The Apex Court in the case of Commissioner of Urban Tax v. Buckingham & Carnatic Company Ltd. Reported in (1969) 2 SCC 65 has reiterated the settled principle that selecting objects to the tax, determining the quantum of tax, legislating conditions for the levy and the socio-economic goals which a tax must achieve are matters of legislative policy and these matters have been entrusted to the Legislature and not to the Court.

It is a settled principle that the Legislature has a larger discretion in the matter of classification for the purpose of tax. The requirement however is that there is a classification and a rational nexus between such classification and the object sought to be achieved.

7. As regards such aspect at the time of oral submission, it was pointed out that the levy of NCCD was also to discourage consumption. If that were to be taken note of, the classification of tobacco and tobacco products as a separate class, keeping in mind objective of discouraging its consumption, and such classification could be stated to be based on a intelligible differentia. After having so classified the levy of NCCD which is for the purpose of discouraging consumption and relates to object associated with the levy cannot be described to be a classification without any basis.

8. It needs to be kept in mind that taxation is not merely a source of raising revenue but is also recognised by the fiscal tool to achieve fiscal and social objective. The observation in the judgment of ELEL Hotels & Investments Ltd. V. Union of India reported in (1989) 3 SCC 698 at Para 20 would be relevant which is as follows:

“20. Similar contentions as to the unreasonableness of the restrictions which the imposition of the impugned tax was said to bring about on the petitioners’ freedom of trade and business and the adverse effect of this tax on a significant area of national economy generally and the Tourism Industry in particular have been considered in the petitions assailing the vires of the Expenditure Tax Act, 1987. It is now well settled that a very wide latitude is available to the legislature in the matter of classification of objects, persons and things for purposes of taxation.
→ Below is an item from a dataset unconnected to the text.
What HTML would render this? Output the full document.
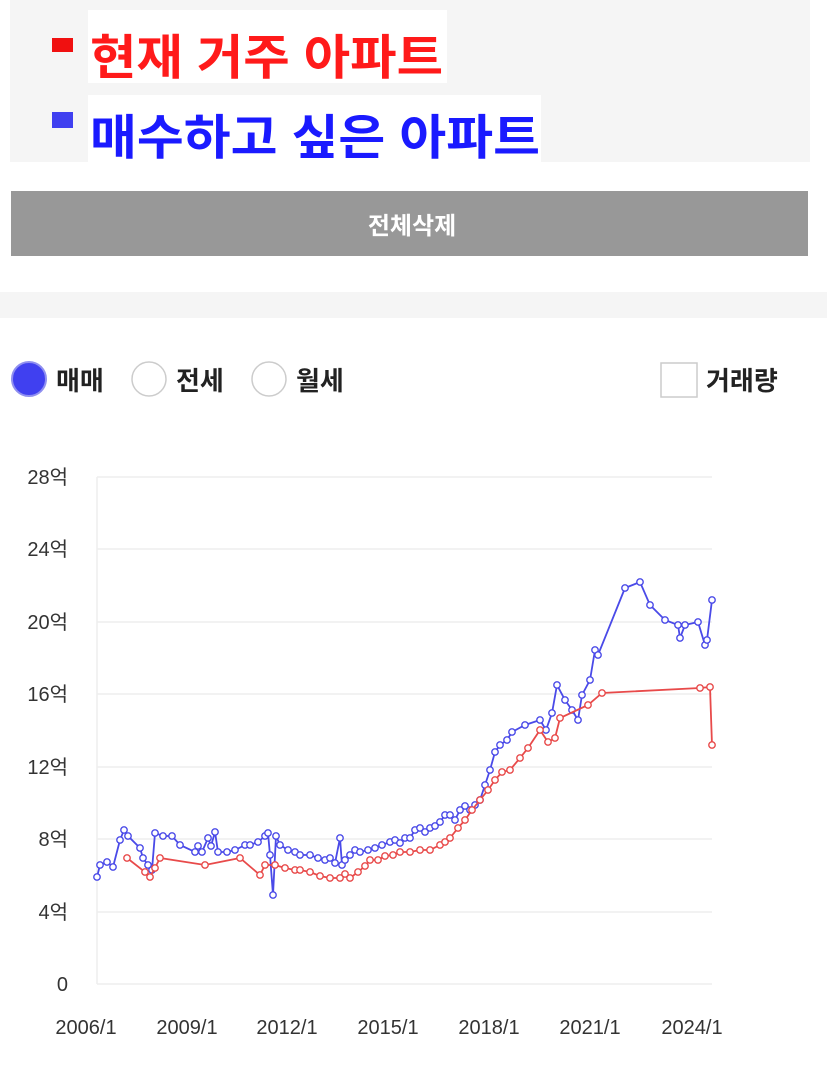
<!DOCTYPE html>
<html><head><meta charset="utf-8"><style>
html,body{margin:0;padding:0;background:#fff;width:827px;height:1068px;overflow:hidden}
text{font-family:"Liberation Sans","Noto Sans CJK KR",sans-serif}
</style></head><body>
<svg width="827" height="1068" viewBox="0 0 827 1068" xmlns="http://www.w3.org/2000/svg">
<defs>
<marker id="mb" markerUnits="userSpaceOnUse" markerWidth="10" markerHeight="10" refX="5" refY="5"><circle cx="5" cy="5" r="3.2" fill="#fff" stroke="#4a4ae8" stroke-width="1.4"/></marker>
<marker id="mr" markerUnits="userSpaceOnUse" markerWidth="10" markerHeight="10" refX="5" refY="5"><circle cx="5" cy="5" r="3.2" fill="#fff" stroke="#e84a4a" stroke-width="1.4"/></marker>
</defs>
<rect x="10" y="0" width="800" height="162" fill="#f5f5f5"/>
<rect x="88" y="10" width="359" height="73" fill="#fff"/>
<rect x="88" y="95" width="453" height="67" fill="#fff"/>
<rect x="52" y="38" width="21" height="14" fill="#f01010"/>
<rect x="52" y="112" width="21" height="16" fill="#4040f0"/>
<text x="90" y="74" font-size="48" font-weight="bold" fill="#ff1a1a" textLength="353" lengthAdjust="spacingAndGlyphs" font-family="'Noto Sans CJK KR',sans-serif">현재 거주 아파트</text>
<text x="90" y="154" font-size="48" font-weight="bold" fill="#1a1aff" textLength="450" lengthAdjust="spacingAndGlyphs" font-family="'Noto Sans CJK KR',sans-serif">매수하고 싶은 아파트</text>
<rect x="11" y="191" width="797" height="65" fill="#989898"/>
<text x="412" y="234" font-size="24" font-weight="bold" fill="#fff" text-anchor="middle" font-family="'Noto Sans CJK KR',sans-serif">전체삭제</text>
<rect x="0" y="292" width="827" height="26" fill="#f5f5f5"/>
<circle cx="29" cy="379" r="17" fill="#4040f0" stroke="#9090f0" stroke-width="2"/>
<text x="56" y="390" font-size="26" font-weight="bold" fill="#222" font-family="'Noto Sans CJK KR',sans-serif">매매</text>
<circle cx="149" cy="379" r="17" fill="#fff" stroke="#ccc" stroke-width="1.5"/>
<text x="176" y="390" font-size="26" font-weight="bold" fill="#222" font-family="'Noto Sans CJK KR',sans-serif">전세</text>
<circle cx="269" cy="379" r="17" fill="#fff" stroke="#ccc" stroke-width="1.5"/>
<text x="296" y="390" font-size="26" font-weight="bold" fill="#222" font-family="'Noto Sans CJK KR',sans-serif">월세</text>
<rect x="661" y="363" width="36" height="34" fill="#fff" stroke="#ccc" stroke-width="1.5"/>
<text x="706" y="390" font-size="26" font-weight="bold" fill="#222" font-family="'Noto Sans CJK KR',sans-serif">거래량</text>
<g stroke="#eee" stroke-width="1.5">
<line x1="97" y1="477" x2="712" y2="477"/><line x1="97" y1="549" x2="712" y2="549"/>
<line x1="97" y1="622" x2="712" y2="622"/><line x1="97" y1="694" x2="712" y2="694"/>
<line x1="97" y1="767" x2="712" y2="767"/><line x1="97" y1="839" x2="712" y2="839"/>
<line x1="97" y1="912" x2="712" y2="912"/><line x1="97" y1="984" x2="712" y2="984"/>
<line x1="97" y1="477" x2="97" y2="984"/>
</g>
<g font-size="20" fill="#333" text-anchor="end" font-family="'Liberation Sans','Noto Sans CJK KR',sans-serif">
<text x="68" y="484">28억</text><text x="68" y="556">24억</text><text x="68" y="629">20억</text>
<text x="68" y="701">16억</text><text x="68" y="774">12억</text><text x="68" y="846">8억</text>
<text x="68" y="919">4억</text><text x="68" y="991">0</text>
</g>
<g font-size="20" fill="#333" text-anchor="middle">
<text x="86" y="1034">2006/1</text><text x="187" y="1034">2009/1</text><text x="287" y="1034">2012/1</text>
<text x="388" y="1034">2015/1</text><text x="489" y="1034">2018/1</text><text x="590" y="1034">2021/1</text><text x="692" y="1034">2024/1</text>
</g>
<polyline fill="none" stroke="#4a4ae8" stroke-width="1.8" marker-start="url(#mb)" marker-mid="url(#mb)" marker-end="url(#mb)" points="97,877 100,865 107,862 113,867 120,840 124,830 128,836 140,848 143,858 148,865 152,870 155,833 163,836 172,836 180,845 195,852 198,846 202,852 208,838 211,846 215,832 218,852 227,852 235,850 245,845 250,845 258,842 265,836 268,833 270,855 273,895 276,836 280,845 288,850 295,852 300,855 310,855 318,858 325,860 330,858 335,863 340,838 342,865 345,860 350,855 355,850 360,852 368,850 375,848 382,845 390,842 395,840 400,843 405,838 410,838 415,830 420,828 425,832 430,828 435,826 440,822 445,815 450,815 455,820 460,810 465,806 470,810 475,805 480,800 485,785 490,770 495,752 500,745 507,740 512,732 525,725 540,720 546,730 552,713 557,685 565,700 572,710 578,720 582,695 590,680 595,650 598,655 625,588 640,582 650,605 665,620 678,625 680,638 685,625 698,622 705,645 707,640 712,600"/>
<polyline fill="none" stroke="#e84a4a" stroke-width="1.8" marker-start="url(#mr)" marker-mid="url(#mr)" marker-end="url(#mr)" points="127,858 145,872 150,877 155,868 160,858 205,865 240,858 260,875 265,865 275,865 285,868 295,870 300,870 310,872 320,876 330,878 340,878 345,874 350,878 358,872 365,866 370,860 378,860 385,856 393,855 400,852 410,852 420,850 430,850 440,845 445,842 450,838 458,828 465,820 472,810 480,800 488,790 495,780 502,772 510,770 520,758 528,748 540,730 548,742 555,738 560,718 588,705 602,693 700,688 710,687 712,745"/>
</svg>
</body></html>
It must need to be so, having regard to the complexities involved in the formulation of a taxation policy. Taxation is not now a mere source of raising money to defray expenses of Government. It is a recognised fiscal tool to achieve fiscal and social objectives. The differentia of classification presupposes and proceeds on the premise that it distinguishes and keeps apart as a distinct class hotels with higher economic status reflected in one of the indicia of such economic superiority. The presumption of constitutionality has not been dislodged by the petitioners by demonstrating how even hotels, not brought into the class, have also equal or higher chargeable receipts and how the assumption of economic superiority of hotels to which the Act is applied is erroneous or irrelevant.”

9. The reliance of the petitioner on the authorities mentioned in Para 59 of the written submissions does not in any way help the petitioner insofar as the judgments lay down broad principles relating to classification. In fact, the same authorities are also often cited to contend that legislature has wide discretion in classifying items for tax purposes and that the differentia has some reasonable relation to the object of the legislation.
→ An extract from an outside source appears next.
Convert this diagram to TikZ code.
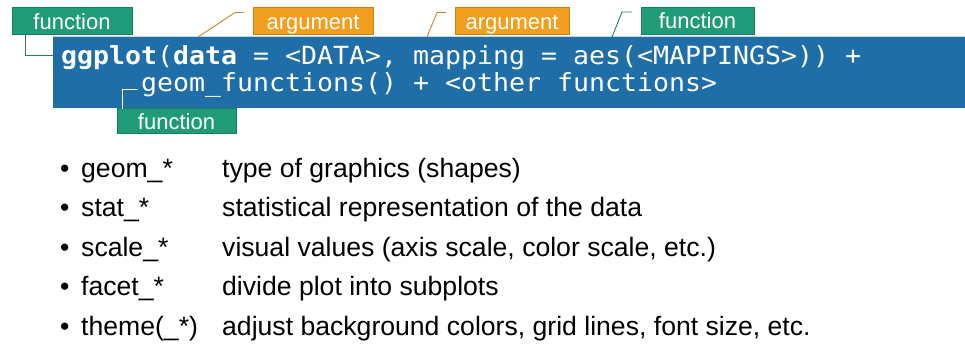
\documentclass[tikz,border=0pt]{standalone}
\usepackage{fontspec}
\setmainfont{Liberation Sans}
\newfontfamily\codefont[FakeStretch=1.063]{DejaVu Sans Mono}

\definecolor{codeblue}{HTML}{1F6EA8}
\definecolor{codeedge}{HTML}{C9D6E0}
\definecolor{fngreen}{HTML}{1F9C77}
\definecolor{fnedge}{HTML}{197F60}
\definecolor{argorange}{HTML}{F29F1F}
\definecolor{argedge}{HTML}{C98213}
\definecolor{argline}{HTML}{C6882D}
\definecolor{fnline}{HTML}{237E61}

\tikzset{
  tag/.style={rectangle, inner sep=0pt, minimum width=#1, minimum height=27pt,
    text height=16pt, text depth=0pt, text=white, line width=0.8pt,
    font=\fontsize{22}{26}\selectfont},
  fntag/.style={tag=#1, fill=fngreen, draw=fnedge},
  argtag/.style={tag=#1, fill=argorange, draw=argedge},
  codeline/.style={anchor=base west, inner sep=0pt, text=white,
    font=\codefont\fontsize{25}{29}\selectfont},
  itemtext/.style={anchor=base west, inner sep=0pt, text=black,
    font=\fontsize{26.6}{30}\selectfont},
  argconn/.style={draw=argline, line width=0.9pt},
  fnconn/.style={draw=fnline, line width=0.9pt},
}

\begin{document}
\begin{tikzpicture}[x=1pt, y=-1pt]
\useasboundingbox[fill=white] (0,0) rectangle (965,346);

% code block
\node[fill=codeblue, inner sep=0pt, anchor=north west,
      minimum width=912pt, minimum height=72pt] (code) at (53,36) {};
\draw[codeedge, line width=1pt] (code.north west) -- (code.north east);

\node[codeline] (l1) at (61,64)
  {\textbf{ggplot}(\textbf{data} = <DATA>, mapping = aes(<MAPPINGS>)) +};
\node[codeline] (l2) at (141,91)
  {geom\_functions() + <other functions>};

% tags
\node[fntag=120pt] (f1) at (72,21) {function};
\node[argtag=120pt] (a1) at (313,21) {argument};
\node[argtag=114pt] (a2) at (512,21) {argument};
\node[fntag=113pt] (f2) at (697.5,20.5) {function};
\node[fntag=119pt, minimum height=25pt] (f3) at (176.5,121) {function};

% leader lines
\coordinate (f1a) at (25,35);
\coordinate (f1b) at (53,55);
\draw[fnconn] (f1a) |- (f1b);

\coordinate (a1a) at (198,37);
\coordinate (a1b) at (235,12.5);
\coordinate (a1c) at (244,12.5);
\draw[argconn] (a1a) -- (a1b) -- (a1c);

\coordinate (a2a) at (427,37);
\coordinate (a2b) at (437,12.5);
\coordinate (a2c) at (446,12.5);
\draw[argconn] (a2a) -- (a2b) -- (a2c);

\coordinate (f2a) at (612,37);
\coordinate (f2b) at (622,12);
\coordinate (f2c) at (632,12);
\draw[fnconn] (f2a) -- (f2b) -- (f2c);

\coordinate (f3a) at (122.5,108.5);
\coordinate (f3b) at (138,89);
\draw[white, line width=0.9pt] (f3a) |- (f3b);

% list of layer families
\foreach \y/\name/\desc [count=\i] in {
  177/geom\_*/type of graphics (shapes),
  216/stat\_*/statistical representation of the data,
  256/scale\_*/{visual values (axis scale, color scale, etc.)},
  295/facet\_*/divide plot into subplots,
  335/theme(\_*)/{adjust background colors, grid lines, font size, etc.}} {
  \node[itemtext] (b\i) at (60,\y) {•};
  \node[itemtext] (n\i) at (81,\y) {\name};
  \node[itemtext] (d\i) at (222,\y) {\desc};
}
\end{tikzpicture}
\end{document}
10. It must also be noted that the levy is also for the purpose of revenue generation and the choice of the category of goods for the purpose of revenue generation cannot ipso-facto be a ground of judicial review and something more is required such as hostile discrimination and singling out a particular category of goods.

11. In fact, the choice of the category of goods as in the present case may also be influenced by the objective of discouraging consumption and accordingly the choice of the category of goods for the purpose of revenue generation cannot be held to be arbitrary.
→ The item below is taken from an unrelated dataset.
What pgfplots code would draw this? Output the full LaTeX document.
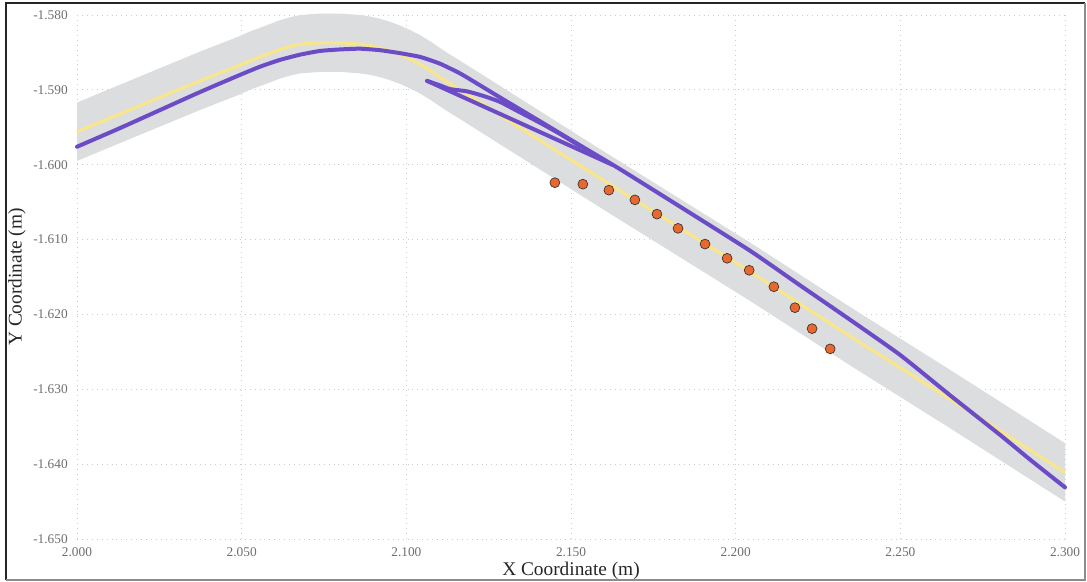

12. As regards the aspect of Manifest Arbitrariness, finding its basis in Article 14, it is accepted that this principle could be pressed into service where the arbitrary actions have “elements of caprice, irrationality, disproportionality or excessiveness and be characterised by the lack of determining principle”. There are no grounds made out in the pleadings, calling for application of the said principle.

13. Further, the levy of tax is a product of legislative choice and on policy decisions which are the prerogative of the Executive and as laid down by the Apex Court in the case of VKC Footsteps (supra) the Courts are not to readily enter into adjudication on such issues.

14. In the present case, while entering upon adjudication on the basis of contentions relating to constitutional validity the observation at Para 81 of “VKC Footsteps” needs to be kept in mind, which are as follows:

“81….. Such an interpretation, if carried to its logical conclusion would involve unforeseen consequences, circumscribing the legislative discretion of Parliament to fashion the rate of tax, concessions and exemptions. If the judiciary were to do so, it would run the risk of encroaching upon legislative choices, and on policy decisions which are the prerogative of the executive. Many of the considerations which underlie these choices are based on complex balances drawn between political, economic and social needs and aspirations and are a result of careful analysis of the data and information regarding the levy of taxes and their collection. That is precisely the reason why courts are averse to entering the area of policy matters on fiscal issues. We are therefore unable to accept the challenge to the constitutional validity of Section 54 (3)”

15. In the above factual matrix, keeping in mind the guideline laid down by the Supreme Court, no case is made out for interference on the ground of the levy being hit by the law contained in Article 14.

In light of the above discussion, the petitions are dismissed.